Photo of Wings of Desire by Holly Whitaker
Staying close to the world of electronica though with quite a contrasting vibe, let us move to Wings of Desire whose amazing visual collage of a main website never ceases to engage you. We first tracked the dream pop duo of Chloe Little and James Taylor in February last year via its single, “Perfect World”. Drawing ideas from psychological revolution, visual arts and 20th century counterculture, the band’s work has previously examined the notion of things falling apart so that something better can arise: a concept still very true to today’s exceptionally troubled times.

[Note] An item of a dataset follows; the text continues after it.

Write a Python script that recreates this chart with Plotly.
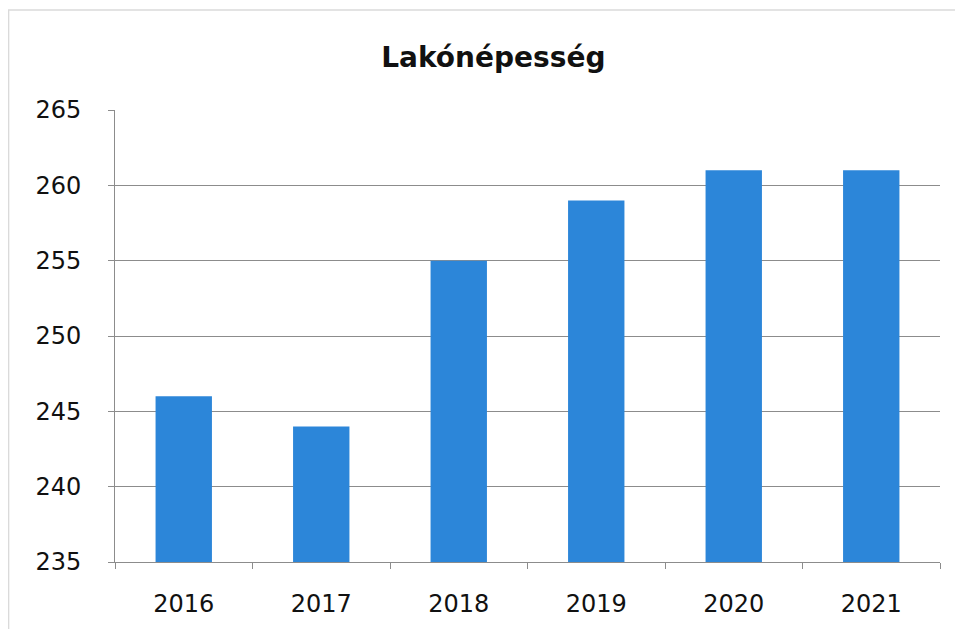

Wings of Desire has a debut album Life Is Infinite collating all its earlier single releases due out on 8 December and a recent one taken from it, “001 (Tame The War, Feed The Fire)” is now presented with a live session video. I love the passion and intensity of the song which combines the anthemic with a hint of shoegazing amid an 80s vibe. Lyrically it picks up on humanity being at the crossroads of destruction and promotes a more life-affirming resolution to it all. The song was actually written before this incarnation of WoD. Indeed, its final lines reveal the name the pair chose: “Tame the war, feed the fire, can’t deny the wings of desire.”
It seems appropriate to come full circle and close this week’s selection with a suitable tune from Midlake from the days when Tim Smith led the band. The sentiments behind “Roscoe” seem to me to be a plea for getting back to a simpler life which in itself could be viewed appropriately as bringing something better. Discuss! Might I equally commend you to Midlake’s post Tim Smith work, all appealingly voiced by the warm baritone of the original band member, Eric Pulido.